Reverse Culture Shock

Hall of Mirrors, Palace of Versailles. October 2015. Photo taken by me.
Hey, guys. It's been a while, I know.

Truth is, I've been dealing with a lot since I returned from Rome in December. Never in a million years did I expect to experience such a roller coaster of emotions after arriving back to my home country. But, let me tell you, returning "home" felt nothing like the warm embrace of familiarity that I expected it to be. Home just didn't feel like home.

I didn't think this feeling was reverse culture shock at first, until I started noticing just how much thoughts and memories of Rome interfered in my daily life. Old adventures just didn't feel like adventures anymore when compared to the European escapades and cultural exposure I had just experienced mere days, weeks, months before. Food didn't taste as good. And, worst of all, I found my newfound creativity and passion for photography dwindling in the face of the assignments and commitments I had back on home campus.

It was like I had just spent three months discovering my true self, only to have to shove that self into a box, tape it up, and shove it into my closet like a time capsule I would reopen in 10 years time. I found Me, but home wasn't ready for Me.

Home only knew pre-Rome Taylor, pre-travel expert (passing amateur), the girl who barely even knew herself and was just trying to make it through this crazy thing we call life.

St. Peter's Basilica, Rome. November 2015. Photo taken by me.

And that's the thing. While abroad, life was more than just "making it through life," more than "just trying to get through another day." Every day presented me with the opportunity to do something amazing: adventure lay at my fingertips.

I know what you might be thinking: why shouldn't every day, whether spent abroad or at home, present me with the opportunity to do something amazing? Point taken, I understand. It's just that, in an unfamiliar country with an unfamiliar culture, adventure was so much easier to come by. Even frustrating mistakes, like getting off at the wrong metro stop and winding up in a totally unfamiliar neighborhood, were enough to call "adventures."

Returning to school amplified any reminiscence, stress, and post-study abroad sadness I already had developed. I guess the strangest aspect of the whole re-entering process was the fact that life had gone on while I was abroad.

Overseas, it almost felt like I pushed a button and paused everything at home and at school. But after returning to main campus, I realized the falsehood of this naive concept. Life had gone on, friendships had changed, and no one could really relate to the life-changing adventure I had just experienced.

Tour of the the island of Capri, Italy. September 2015. Photo taken by me.

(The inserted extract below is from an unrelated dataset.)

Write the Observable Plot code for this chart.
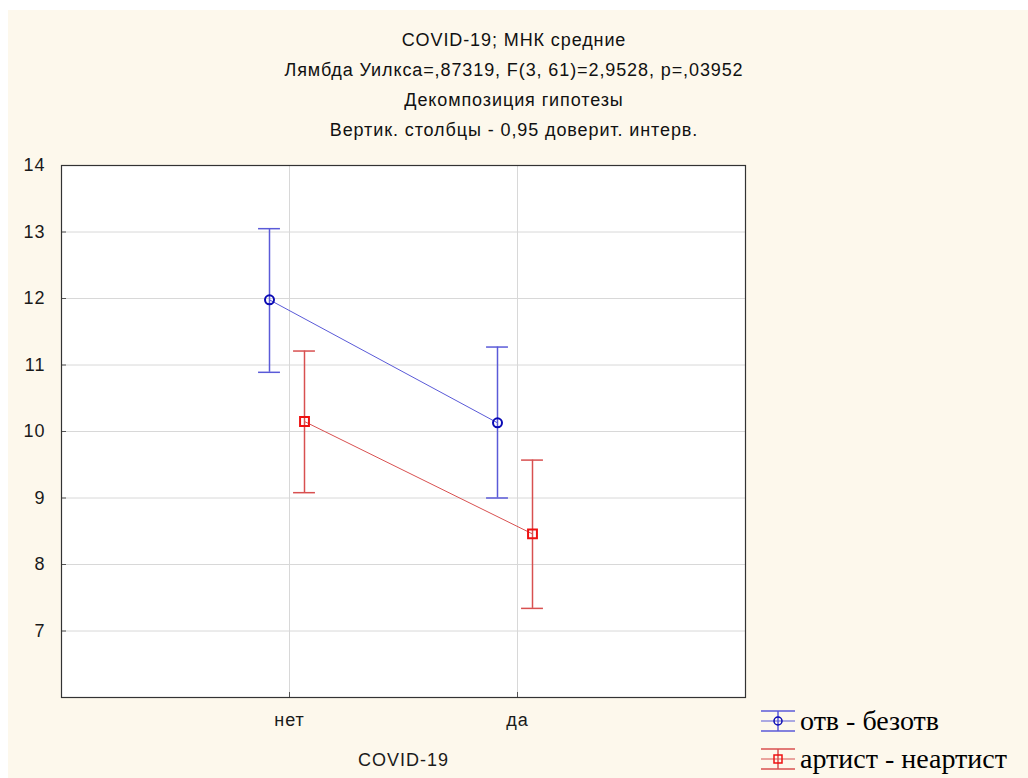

I felt like a brat when I recounted stories of clubbing until six in the morning in Barcelona, sitting under the twinkling Eiffel Tower at night, and popping prosecco on a motorboat in Capri. Believe me, I still feel like a brat while typing it right now.

So eventually, when people asked me how study abroad was, I would just say "good" and offer the brightest smile I could muster up while destroying any urge to supplement that statement with my grand archive of crazy stories. Because, despite my genuine intentions, I realized how I sounded to other people. They couldn't relate, and would never relate no matter how many times I attempted to sum up my experience.

I stopped talking about it. Aside from with my fellow Romies (study abroad squad), that is. And now I feel all those memories, those priceless slivers of elation and freedom, slipping out of my mind.

Study abroad will always be a part of me. But that part of me will have to silence itself to a dull whisper instead of the carefree roar I learned to adopt during the best three months of my life.
Me making one last wish at the Trevi Fountain before departing for the States the next morning. December 2015. Photo taken by a kind friend.
Wanderlust is now in my blood.

Side note: I encourage anyone and everyone to study abroad if they are given the opportunity. The emotional struggles I've experienced since returning to the States are nothing in comparison to the millions of memories, experiences, and adventures awaiting you in a foreign country. Learning more about the world is always a good idea.